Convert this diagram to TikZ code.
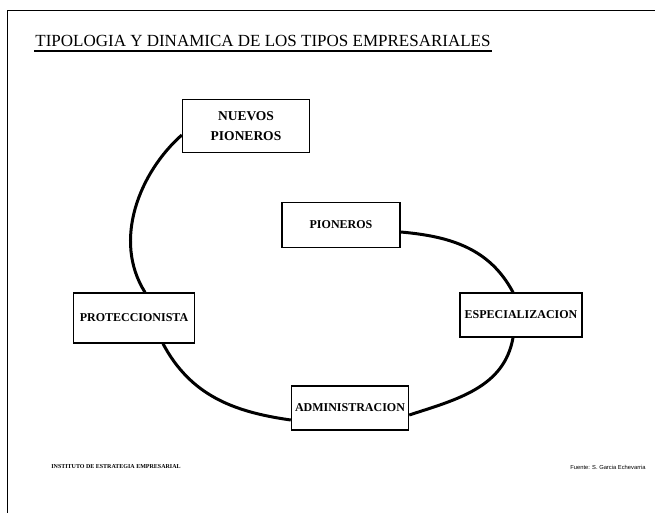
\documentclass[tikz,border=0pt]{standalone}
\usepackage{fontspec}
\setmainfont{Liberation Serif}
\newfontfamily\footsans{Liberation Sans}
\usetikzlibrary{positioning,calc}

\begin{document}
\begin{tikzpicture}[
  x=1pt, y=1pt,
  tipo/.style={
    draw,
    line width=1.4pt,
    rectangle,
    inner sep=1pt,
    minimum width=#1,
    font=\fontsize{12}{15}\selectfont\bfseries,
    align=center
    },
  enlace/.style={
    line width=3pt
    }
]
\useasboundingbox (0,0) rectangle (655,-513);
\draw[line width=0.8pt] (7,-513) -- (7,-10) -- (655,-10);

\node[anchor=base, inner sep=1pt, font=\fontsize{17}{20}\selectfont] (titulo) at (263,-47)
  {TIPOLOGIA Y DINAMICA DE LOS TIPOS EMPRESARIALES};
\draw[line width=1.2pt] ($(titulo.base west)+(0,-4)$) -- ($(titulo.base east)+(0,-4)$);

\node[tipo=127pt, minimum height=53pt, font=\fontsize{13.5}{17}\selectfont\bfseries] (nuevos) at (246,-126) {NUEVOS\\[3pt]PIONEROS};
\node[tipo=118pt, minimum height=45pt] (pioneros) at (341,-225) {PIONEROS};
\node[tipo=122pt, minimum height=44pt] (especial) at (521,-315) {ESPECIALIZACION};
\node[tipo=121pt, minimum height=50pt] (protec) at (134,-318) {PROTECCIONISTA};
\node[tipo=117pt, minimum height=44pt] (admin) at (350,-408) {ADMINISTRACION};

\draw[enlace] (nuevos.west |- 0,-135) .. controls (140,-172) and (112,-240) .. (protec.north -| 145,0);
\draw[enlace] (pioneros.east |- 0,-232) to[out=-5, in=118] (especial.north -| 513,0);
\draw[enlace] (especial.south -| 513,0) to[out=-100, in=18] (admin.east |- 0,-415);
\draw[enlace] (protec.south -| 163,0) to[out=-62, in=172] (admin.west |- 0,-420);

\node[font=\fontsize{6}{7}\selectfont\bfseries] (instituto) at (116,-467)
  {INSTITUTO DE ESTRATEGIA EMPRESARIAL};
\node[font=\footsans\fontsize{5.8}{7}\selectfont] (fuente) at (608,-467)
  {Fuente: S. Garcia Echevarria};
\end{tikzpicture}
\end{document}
######
--- Work to do ---
Set the listing down in full and exactly. Pictures within it should not appear in the copy.

--- Task output ---
Convert this diagram to TikZ code.
\documentclass[tikz,border=0pt]{standalone}
\usepackage{fontspec}
\setmainfont{Liberation Serif}
\newfontfamily\footsans{Liberation Sans}
\usetikzlibrary{positioning,calc}

\begin{document}
\begin{tikzpicture}[
  x=1pt, y=1pt,
  tipo/.style={
    draw,
    line width=1.4pt,
    rectangle,
    inner sep=1pt,
    minimum width=#1,
    font=\fontsize{12}{15}\selectfont\bfseries,
    align=center
    },
  enlace/.style={
    line width=3pt
    }
]
\useasboundingbox (0,0) rectangle (655,-513);
\draw[line width=0.8pt] (7,-513) -- (7,-10) -- (655,-10);

\node[anchor=base, inner sep=1pt, font=\fontsize{17}{20}\selectfont] (titulo) at (263,-47)
  {TIPOLOGIA Y DINAMICA DE LOS TIPOS EMPRESARIALES};
\draw[line width=1.2pt] ($(titulo.base west)+(0,-4)$) -- ($(titulo.base east)+(0,-4)$);

\node[tipo=127pt, minimum height=53pt, font=\fontsize{13.5}{17}\selectfont\bfseries] (nuevos) at (246,-126) {NUEVOS\\[3pt]PIONEROS};
\node[tipo=118pt, minimum height=45pt] (pioneros) at (341,-225) {PIONEROS};
\node[tipo=122pt, minimum height=44pt] (especial) at (521,-315) {ESPECIALIZACION};
\node[tipo=121pt, minimum height=50pt] (protec) at (134,-318) {PROTECCIONISTA};
\node[tipo=117pt, minimum height=44pt] (admin) at (350,-408) {ADMINISTRACION};

\draw[enlace] (nuevos.west |- 0,-135) .. controls (140,-172) and (112,-240) .. (protec.north -| 145,0);
\draw[enlace] (pioneros.east |- 0,-232) to[out=-5, in=118] (especial.north -| 513,0);
\draw[enlace] (especial.south -| 513,0) to[out=-100, in=18] (admin.east |- 0,-415);
\draw[enlace] (protec.south -| 163,0) to[out=-62, in=172] (admin.west |- 0,-420);

\node[font=\fontsize{6}{7}\selectfont\bfseries] (instituto) at (116,-467)
  {INSTITUTO DE ESTRATEGIA EMPRESARIAL};
\node[font=\footsans\fontsize{5.8}{7}\selectfont] (fuente) at (608,-467)
  {Fuente: S. Garcia Echevarria};
\end{tikzpicture}
\end{document}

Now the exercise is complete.